The southern region of China; between Hong Kong, Shenzhen, and Guangzhou known as Pearl River Delta is―according to the United Nations Habitat report― the largest and the fastest growing megalopolises in the world. The region houses approximately 120 million people with a rate of urbanisation over 44 per cent.

Guangzhou, the “factory of the world” as one of the megacities in the region is going through rapid urban transformations that generate both peace and conflict. The informal urban areas of Guangzhou takes place in “other spaces” the in-between zones of juxtapose that allow for all systems, networks, and relationships to take place among different scales over time; the boundaries where the new development interacts with the old urban entanglement.

The informal planning processes and building development within these spaces allow for this flexibility. It is in the interest of Architects, urban designers, and city planners to include these informal processes as part of thinking on architecture and urbanism. 

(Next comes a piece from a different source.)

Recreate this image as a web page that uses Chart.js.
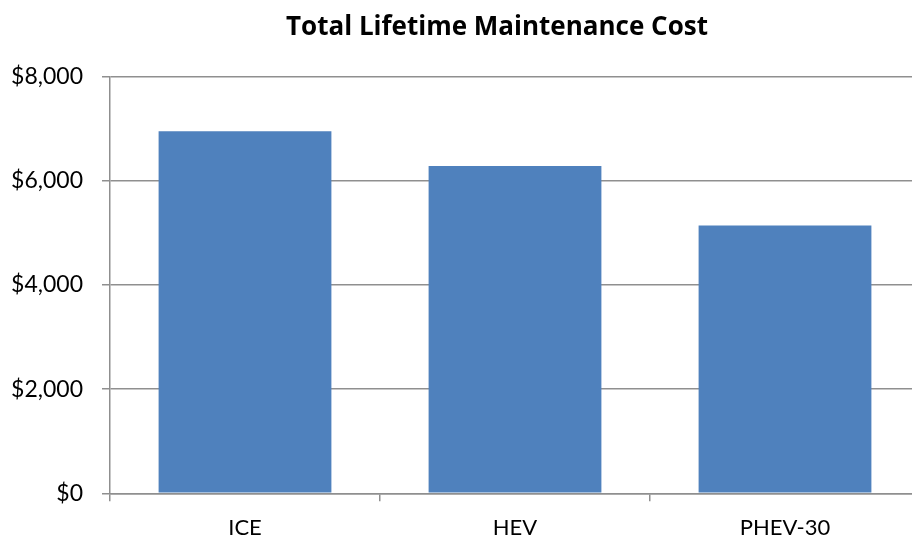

In questioning, what are the actual real-world processes of urban planning and building development within an informal urban area of Guangzhou, this thesis aims to provide a model, a tool to expand conventional precedents of urban planning and urban design practice. As Rem Koolhaas explored in S,M,L,XL the “new urbanism” will not be based on fantasies of order and omnipotence; but on the staging of uncertainty; no longer concerned with the arrangement of objects but with the irrigation of territories with potential (Koolhaas 1994).


Biography


Daniyal Farhani completed his Masters in Architecture at The University of Auckland where he investigated the heterotopias and the networked spaces of other dimensions in the city of Guangzhou. Since then, he has worked in a number of international architectural and urban design practices around the world, has contributed to a number of publications including STUDIO Architecture and Urbanism Magazine, and has claimed a number of awards according.

In his research at the Bartlett, Daniyal builds on his early knowledge and interest of complex urban realm to provide a tool for urbanism. He is currently practicing architecture and urban design in London and is editor-in-chief of the online publication platform CRADink.